因为每次都重新设置元表,导致性能开销最大。- 预定义元表:
预先定义好元表,并在对象创建时一次性设置,减少了频繁设置元表的开销。
相比频繁设置元表,性能显著提升。- 缓存元方法:
通过将元方法缓存到局部变量中,避免了每次访问属性时的元表查找。
进一步减少了运行时的查找和调用开销,性能最佳。
-- 频繁设置元表
local start_time = os.clock()
local function createObject()
local obj = {}
setmetatable(obj, {
__index = function(t, k)
return "value"
end,
__newindex = function(t, k, v)
rawset(t, k, v)
end,
})
return obj
end
for i = 1, 1000000 do
local obj = createObject()
local value = obj.some_key
end
print("Time taken with frequent setmetatable:", os.clock() - start_time)
--------------------------------------------------------------------------
-- 预定义元表
local start_time = os.clock()
local mt = {
__index = function(t, k)
return "value"
end,
__newindex = function(t, k, v)
rawset(t, k, v)
end,
}
local function createObject()
local obj = {}
setmetatable(obj, mt)
return obj
end
for i = 1, 1000000 do
local obj = createObject()
local value = obj.some_key
end
print("Time taken with predefined metatable:", os.clock() - start_time)
--------------------------------------------------------------------------
-- 缓存元方法
local start_time = os.clock()
local mt = {
__index = function(t, k)
return "value"
end,
__newindex = function(t, k, v)
rawset(t, k, v)
end,
}
local obj = setmetatable({}, mt)
local __index = mt.__index
for i = 1, 1000000 do
local value = __index(obj, "some_key")
end
print("Time taken with cached metatable method:", os.clock() - start_time)
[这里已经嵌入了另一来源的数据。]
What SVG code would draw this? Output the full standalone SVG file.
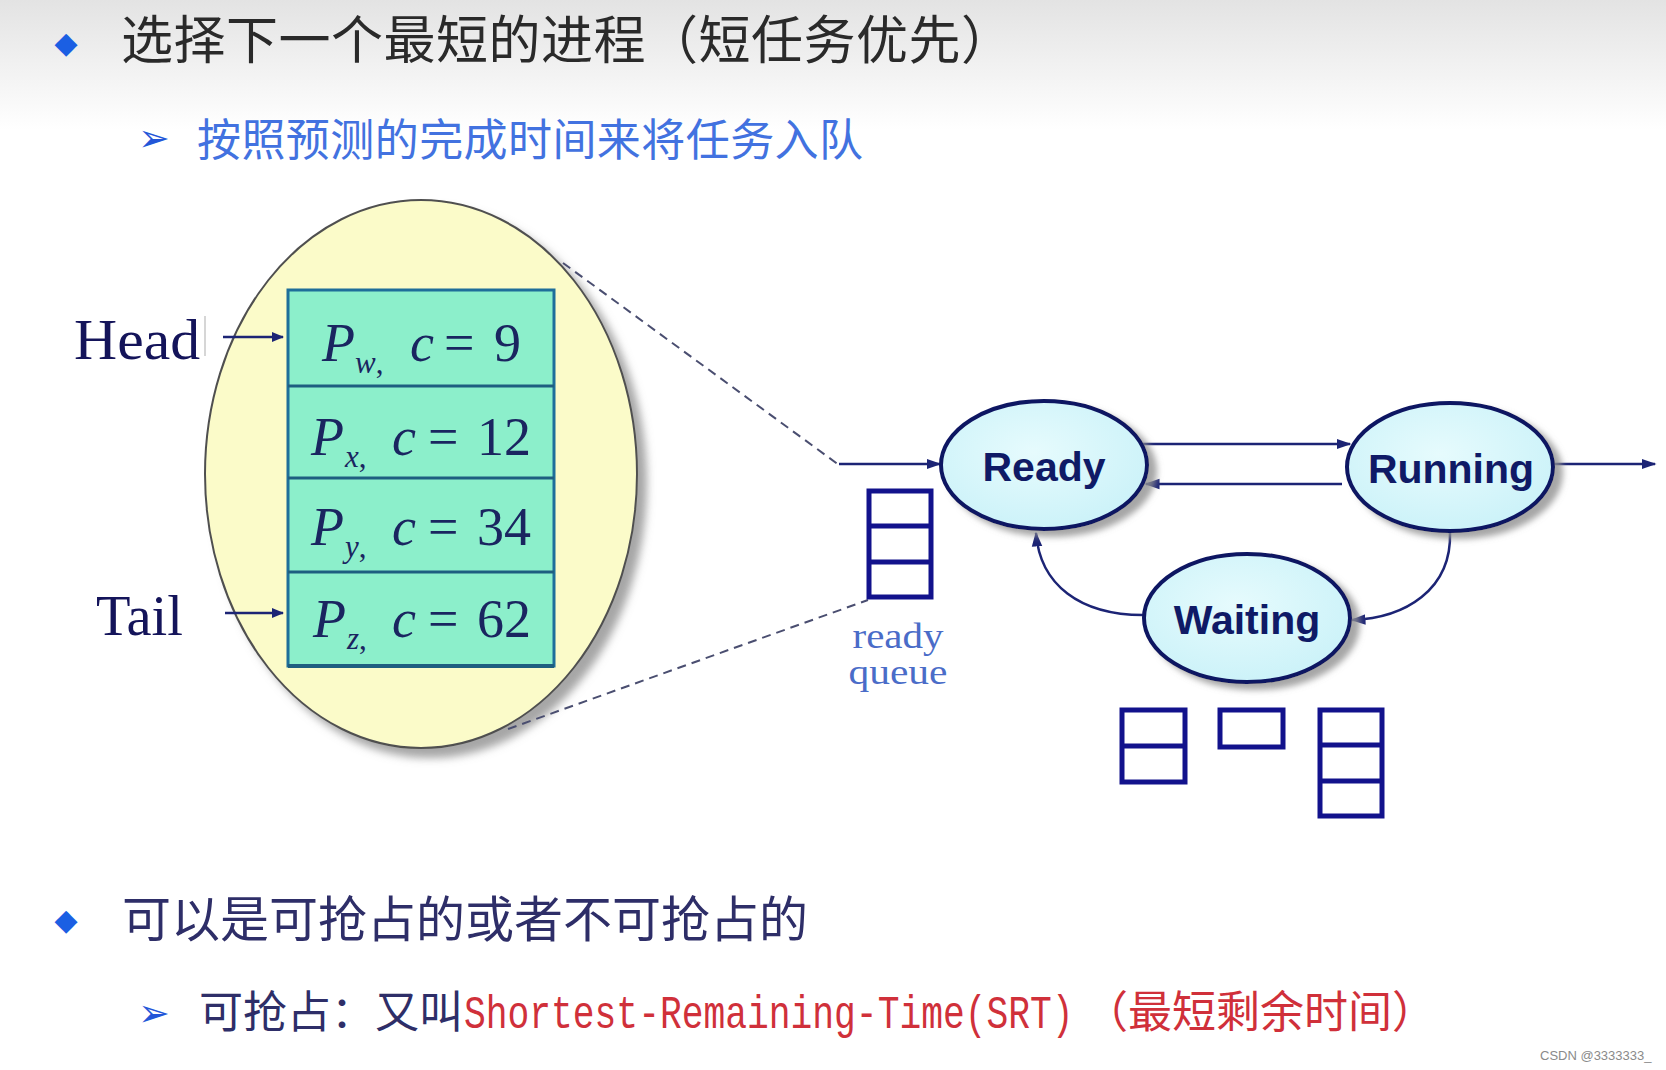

-- Time taken with frequent setmetatable: 1.5 seconds
-- Time taken with predefined metatable: 0.3 seconds
-- Time taken with cached metatable method: 0.1 seconds
3. string的相关
- 对于少量字符串连接,… 操作符非常方便。然而,当需要连接大量字符串时,使用 … 操作符的性能会显著下降。因为每次使用 … 操作符都会创建一个新的字符串,涉及大量的内存分配和数据复制操作。
- table.concat 函数用于连接表中的字符串,性能优于 … 操作符,特别是在连接大量字符串时。
-- 使用字符串连接操作符
-- 每次循环迭代都会创建一个新的字符串,并将结果赋值给 result。
-- 由于每次都要分配新的内存并复制已有的字符串内容,导致性能开销较大。
function concatOperator(n)
local str = ""
for i = 1, n do
str = str .. i
end
return str
end
-- 使用 table.concat
-- 将所有字符串存储在一个表中,然后使用 table.concat 一次性连接所有字符串。
-- 这种方式只需要一次内存分配和数据复制操作,性能开销较小。
function concatTable(n)
local t = {}
for i = 1, n do
t[#t + 1] = i
end
return table.concat(t)
end
n = 10000
start_time = os.clock()
concatOperator(n)
print("concatOperator:", os.clock() - start_time)
start_time = os.clock()
concatTable(n)
print("concatTable:", os.clock() - start_time)
-- concatOperator: 2.500
-- concatTable: 0.050
4. 避免运行时加载编译
尽量避免在运行时动态加载和编译代码。例如,避免频繁使用 loadstring 或 load 函数来动态创建和执行 Lua 代码。
local start_time = os.clock()
for i = 1, 1000000 do
local code = "return " .. i
local func = load(code)
func()
end
print("Runtime compilation:", os.clock() - start_time)
local start_time = os.clock()
for i = 1, 1000000 do
local func = function() return i end
func()
end
print("Avoid runtime compilation:", os.clock() - start_time)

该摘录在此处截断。